All of the listing below must be repeated word for word. Pictures are the only thing to omit.
'''
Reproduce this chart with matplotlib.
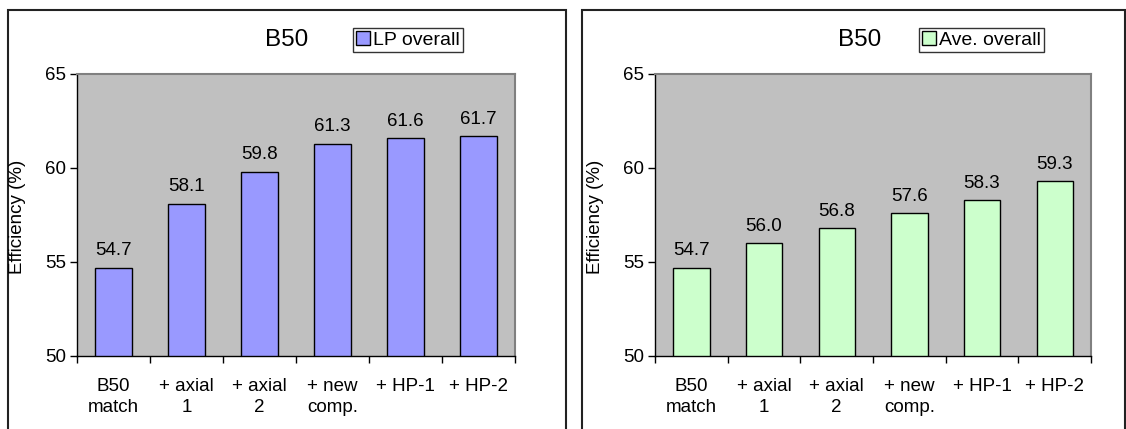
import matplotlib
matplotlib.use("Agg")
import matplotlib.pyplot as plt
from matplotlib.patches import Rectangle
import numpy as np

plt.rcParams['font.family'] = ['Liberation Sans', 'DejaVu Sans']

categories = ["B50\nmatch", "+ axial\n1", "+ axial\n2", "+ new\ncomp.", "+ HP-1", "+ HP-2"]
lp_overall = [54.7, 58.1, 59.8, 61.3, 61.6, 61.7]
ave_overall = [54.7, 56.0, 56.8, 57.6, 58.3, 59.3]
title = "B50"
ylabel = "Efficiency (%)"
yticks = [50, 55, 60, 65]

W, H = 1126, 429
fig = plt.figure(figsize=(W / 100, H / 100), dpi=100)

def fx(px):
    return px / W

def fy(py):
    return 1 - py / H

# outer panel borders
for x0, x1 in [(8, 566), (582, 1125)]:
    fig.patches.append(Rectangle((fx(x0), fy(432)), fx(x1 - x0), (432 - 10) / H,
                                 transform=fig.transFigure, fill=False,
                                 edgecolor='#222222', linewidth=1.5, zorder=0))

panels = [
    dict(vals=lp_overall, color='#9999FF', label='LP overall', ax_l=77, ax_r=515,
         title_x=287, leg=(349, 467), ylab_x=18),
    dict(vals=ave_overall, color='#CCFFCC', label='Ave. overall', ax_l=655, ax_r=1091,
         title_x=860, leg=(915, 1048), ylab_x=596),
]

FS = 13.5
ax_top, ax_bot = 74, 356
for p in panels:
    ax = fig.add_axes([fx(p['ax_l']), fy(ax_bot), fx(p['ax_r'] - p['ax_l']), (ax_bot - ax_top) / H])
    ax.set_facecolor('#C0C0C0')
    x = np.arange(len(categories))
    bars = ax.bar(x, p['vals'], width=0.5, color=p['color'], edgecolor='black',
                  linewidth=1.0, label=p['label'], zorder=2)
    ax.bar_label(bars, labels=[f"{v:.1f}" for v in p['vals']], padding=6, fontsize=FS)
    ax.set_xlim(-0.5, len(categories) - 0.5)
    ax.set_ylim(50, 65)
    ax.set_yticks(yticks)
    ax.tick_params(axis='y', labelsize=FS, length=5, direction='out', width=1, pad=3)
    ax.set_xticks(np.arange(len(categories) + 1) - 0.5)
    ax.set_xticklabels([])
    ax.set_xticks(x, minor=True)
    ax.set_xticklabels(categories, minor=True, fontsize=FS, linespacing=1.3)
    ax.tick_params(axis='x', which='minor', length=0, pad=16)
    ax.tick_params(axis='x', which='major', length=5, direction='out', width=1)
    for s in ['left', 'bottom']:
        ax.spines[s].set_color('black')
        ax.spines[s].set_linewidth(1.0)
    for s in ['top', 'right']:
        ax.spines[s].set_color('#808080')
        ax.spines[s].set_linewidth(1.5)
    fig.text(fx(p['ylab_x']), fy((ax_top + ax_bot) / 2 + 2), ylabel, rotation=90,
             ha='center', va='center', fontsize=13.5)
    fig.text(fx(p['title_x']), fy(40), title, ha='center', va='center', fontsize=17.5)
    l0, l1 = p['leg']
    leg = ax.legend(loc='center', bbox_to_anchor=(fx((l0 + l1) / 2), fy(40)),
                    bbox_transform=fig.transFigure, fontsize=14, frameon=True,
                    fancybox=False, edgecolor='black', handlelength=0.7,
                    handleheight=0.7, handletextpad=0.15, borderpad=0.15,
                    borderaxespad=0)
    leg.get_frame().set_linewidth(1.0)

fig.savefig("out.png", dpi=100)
'''
**OUTPUT OF THE EXERCISE:**
Reproduce this chart with matplotlib.
import matplotlib
matplotlib.use("Agg")
import matplotlib.pyplot as plt
from matplotlib.patches import Rectangle
import numpy as np

plt.rcParams['font.family'] = ['Liberation Sans', 'DejaVu Sans']

categories = ["B50\nmatch", "+ axial\n1", "+ axial\n2", "+ new\ncomp.", "+ HP-1", "+ HP-2"]
lp_overall = [54.7, 58.1, 59.8, 61.3, 61.6, 61.7]
ave_overall = [54.7, 56.0, 56.8, 57.6, 58.3, 59.3]
title = "B50"
ylabel = "Efficiency (%)"
yticks = [50, 55, 60, 65]

W, H = 1126, 429
fig = plt.figure(figsize=(W / 100, H / 100), dpi=100)

def fx(px):
    return px / W

def fy(py):
    return 1 - py / H

# outer panel borders
for x0, x1 in [(8, 566), (582, 1125)]:
    fig.patches.append(Rectangle((fx(x0), fy(432)), fx(x1 - x0), (432 - 10) / H,
                                 transform=fig.transFigure, fill=False,
                                 edgecolor='#222222', linewidth=1.5, zorder=0))

panels = [
    dict(vals=lp_overall, color='#9999FF', label='LP overall', ax_l=77, ax_r=515,
         title_x=287, leg=(349, 467), ylab_x=18),
    dict(vals=ave_overall, color='#CCFFCC', label='Ave. overall', ax_l=655, ax_r=1091,
         title_x=860, leg=(915, 1048), ylab_x=596),
]

FS = 13.5
ax_top, ax_bot = 74, 356
for p in panels:
    ax = fig.add_axes([fx(p['ax_l']), fy(ax_bot), fx(p['ax_r'] - p['ax_l']), (ax_bot - ax_top) / H])
    ax.set_facecolor('#C0C0C0')
    x = np.arange(len(categories))
    bars = ax.bar(x, p['vals'], width=0.5, color=p['color'], edgecolor='black',
                  linewidth=1.0, label=p['label'], zorder=2)
    ax.bar_label(bars, labels=[f"{v:.1f}" for v in p['vals']], padding=6, fontsize=FS)
    ax.set_xlim(-0.5, len(categories) - 0.5)
    ax.set_ylim(50, 65)
    ax.set_yticks(yticks)
    ax.tick_params(axis='y', labelsize=FS, length=5, direction='out', width=1, pad=3)
    ax.set_xticks(np.arange(len(categories) + 1) - 0.5)
    ax.set_xticklabels([])
    ax.set_xticks(x, minor=True)
    ax.set_xticklabels(categories, minor=True, fontsize=FS, linespacing=1.3)
    ax.tick_params(axis='x', which='minor', length=0, pad=16)
    ax.tick_params(axis='x', which='major', length=5, direction='out', width=1)
    for s in ['left', 'bottom']:
        ax.spines[s].set_color('black')
        ax.spines[s].set_linewidth(1.0)
    for s in ['top', 'right']:
        ax.spines[s].set_color('#808080')
        ax.spines[s].set_linewidth(1.5)
    fig.text(fx(p['ylab_x']), fy((ax_top + ax_bot) / 2 + 2), ylabel, rotation=90,
             ha='center', va='center', fontsize=13.5)
    fig.text(fx(p['title_x']), fy(40), title, ha='center', va='center', fontsize=17.5)
    l0, l1 = p['leg']
    leg = ax.legend(loc='center', bbox_to_anchor=(fx((l0 + l1) / 2), fy(40)),
                    bbox_transform=fig.transFigure, fontsize=14, frameon=True,
                    fancybox=False, edgecolor='black', handlelength=0.7,
                    handleheight=0.7, handletextpad=0.15, borderpad=0.15,
                    borderaxespad=0)
    leg.get_frame().set_linewidth(1.0)

fig.savefig("out.png", dpi=100)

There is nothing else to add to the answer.